The arrival of those weather systems in Southcentral Alaska generates what Ahsenmacher calls “southeast flow,” or low-altitude winds blowing into the area from the southeast, perpendicular to the Chugach Mountains. Those systems tend to lose their precipitation prior to crossing the mountains, leaving Anchorage dry, while Whittier and parts of the Kenai Peninsula see heavy snowfall.
“Consistently we’ve been getting systems moving into the Gulf giving us southeast flow, so that’s a very downscale type of system for us,” Ahsenmacher said. “So we’ll have no snow here in Anchorage, while there’s 2 feet in Turnagain Pass.”
A article published in Geophysics Research Letters in 2004, in effect, predicted what’s happening with this El Niño. Jacob Sewall and Lisa Sloan at the Univ. of California Santa Cruz used atmospheric models to analyze the effects of sea ice loss on west coast climate and found that winter sea ice loss causes a ridge in the atmospheric circulation on the west coast.
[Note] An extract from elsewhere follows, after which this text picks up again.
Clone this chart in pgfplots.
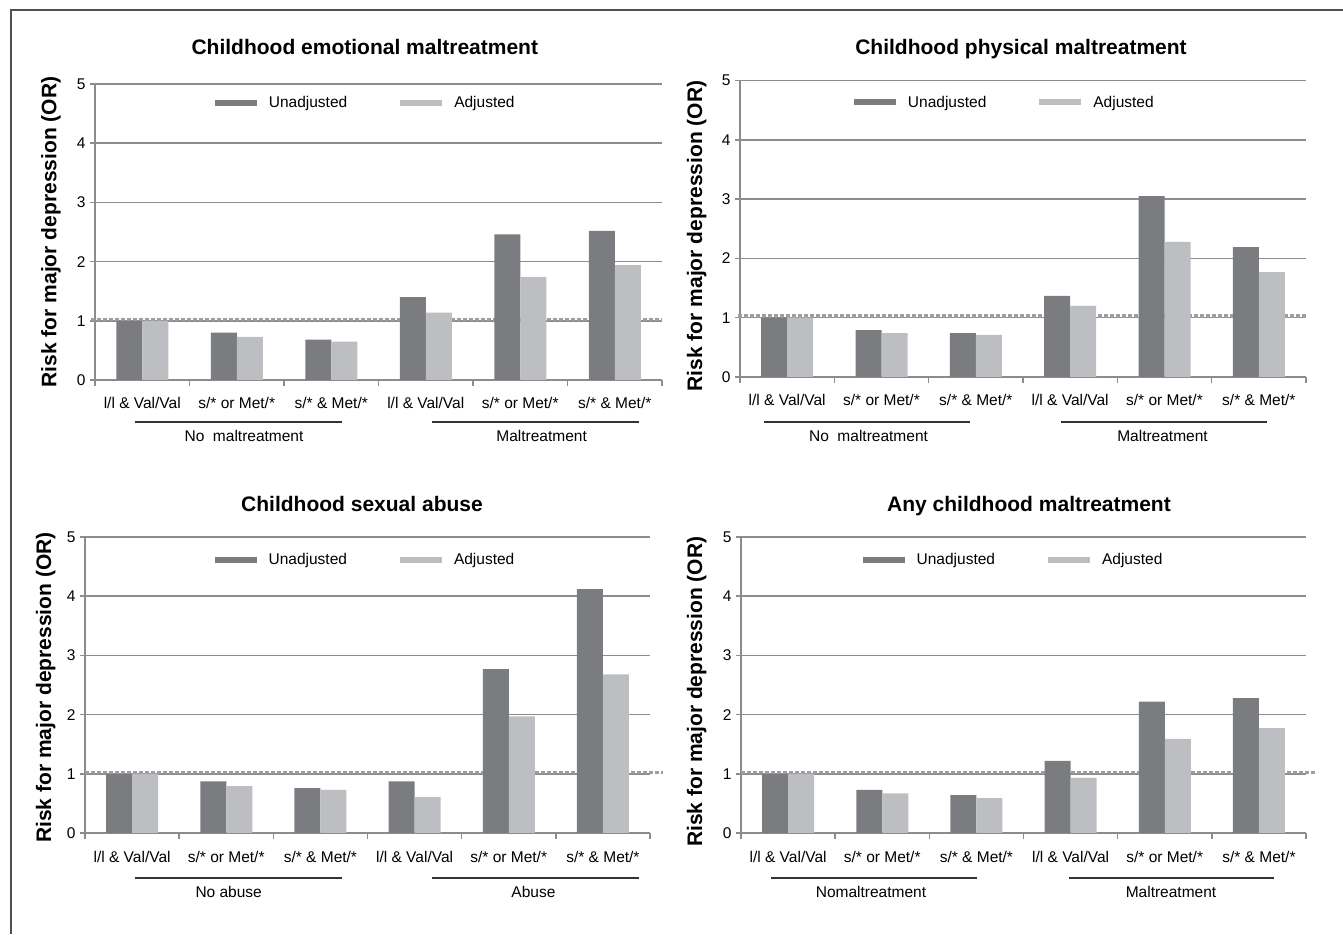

These scientists were very cautious about their discovery which has been successfully built on by other studies. The technical description below, that I have already described using less technical language, fits the atmospheric circulation pattern that is taking place right now.
While we are confident in the causal relationship between reduced precipitation, changing stormtracks and increased 500 mb geopotential height off the west coast of North America, the association between these responses and changing Arctic ice cover is not as clear.
Our results suggest that the changes in, and offshore of, western North America are linked to changes in winter ice cover of the Greenland, Norwegian, Barents, and Kara Seas (not shown). Ice cover in this region is reduced by up to 50% in FARC and the increased open water results in a substantial change in outgoing energy (up to 80 W/m2; not shown). This increase in energy passed from the ocean to the atmosphere results in a substantial positive anomaly in 850 mb temperatures (up to 4C) over the Greenland, Norwegian, Barents and Kara Seas (Figure 3a). Increased 850 mb temperatures in FARC drive a large, positive 500 mb geopotential height anomaly in this same location (Figure 3b).
We hypothesize that this 500 mb geopotential height increase south of the Barents and Kara Seas perturbs the planetary wave pattern and contributes to the increased 500 mb geopotential heights offshore of western North America and, thus, decreased precipitation in this same region. (bold added)
Loss of winter Arctic sea ice heats the Arctic atmosphere forcing a flow of cool Canadian air into the eastern U.S. and building a warm dry ridge over the western United States.
The rapidly increasing heat content of the north Atlantic is bringing on two possible states:
1). A weak “Gulf Stream” that spares sea ice but supports intense hurricanes and storms and very cold weather in Europe.
2). A strong “Gulf Stream” that spares Europe the cold and has fewer intense hurricanes, but brings cold stormy winters to the east coast and drought to California and the western states.
In both states sea level rise can be expected to accelerate because Antarctic glacial melting is accelerating. The situation around Antarctica is as dire as the Arctic for a different set of reasons that I will discuss later. The build up of heat in the oceans is changing weather and ocean circulation patterns globally. Expanding and intensifying droughts in the western states are one consequence.